# Just to excited -



## kelebek (Oct 5, 2007)

my babies are confirmed for their flight tomorrow!!!!

Laurel Haven Napi *S
and
Laurel Haven Morning Sunrise 

will be flying "home" tomorrow

and we will also be meeting another breeder to pick up Mystiques Spirit of Isis Blue who is bred to AMF DS Captain Corageous!!!!


----------



## Bellafire Farm (Jan 5, 2010)

Congratulations!
I almost purchased Mystiques Spirit of Isis Blue a few years back. I hope she'll find a nice happy home with you, sounds like a great breeding!


----------



## toth boer goats (Jul 20, 2008)

:clap: :leap:  :thumb: :greengrin: :wahoo: :thumbup: :dance: 

that is super..... :stars:


----------



## liz (Oct 5, 2007)

:leap: AWESOME!!!!!! I hope you plan on showing us these new additions :wink:


----------



## kelebek (Oct 5, 2007)

It has taken a LONG time, alot of discipline on my part, and a great amount of "coaching" on my mentor to help me to get where I am - but darn it - I am so excited!!!!! My dream is almost complete!


----------



## DebMc (Dec 11, 2009)

Congrats! :leap: I'm very happy for ya'.  

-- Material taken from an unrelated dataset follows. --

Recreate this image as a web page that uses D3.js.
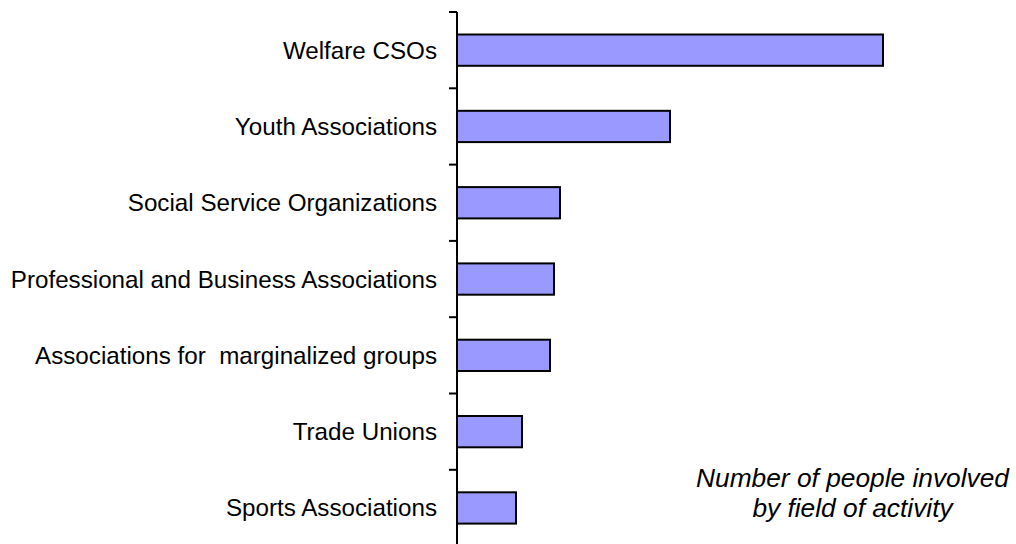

I recall just how excited I got upon learning my babies were finally being transported home to me. The wait from deposit to receipt was less than a month but it felt like forever. You'll have to post some pics of your new babies so we can share in your excitement and have a peek.

Deb Mc


----------



## SDK (Jun 26, 2008)

i though isis was bred to a diff buck?


----------



## kelebek (Oct 5, 2007)

She was originally bred to one of Olivia's bucks - but she stood for Corageous and so I will have an april due date and a june - so we will see for sure when she kids ..... I am personally hoping for April --- but I will be happy either way!


----------



## goatiegurl*Oh (Nov 11, 2007)

Congrats


----------



## bheila (Jan 10, 2009)

:stars: Yay!! Nice to hear that your dreams are coming true :wahoo: :stars:


----------



## StaceyRosado (Oct 5, 2007)

wait Amanda sold Isis? didnt she just buy her? COnfused :?


----------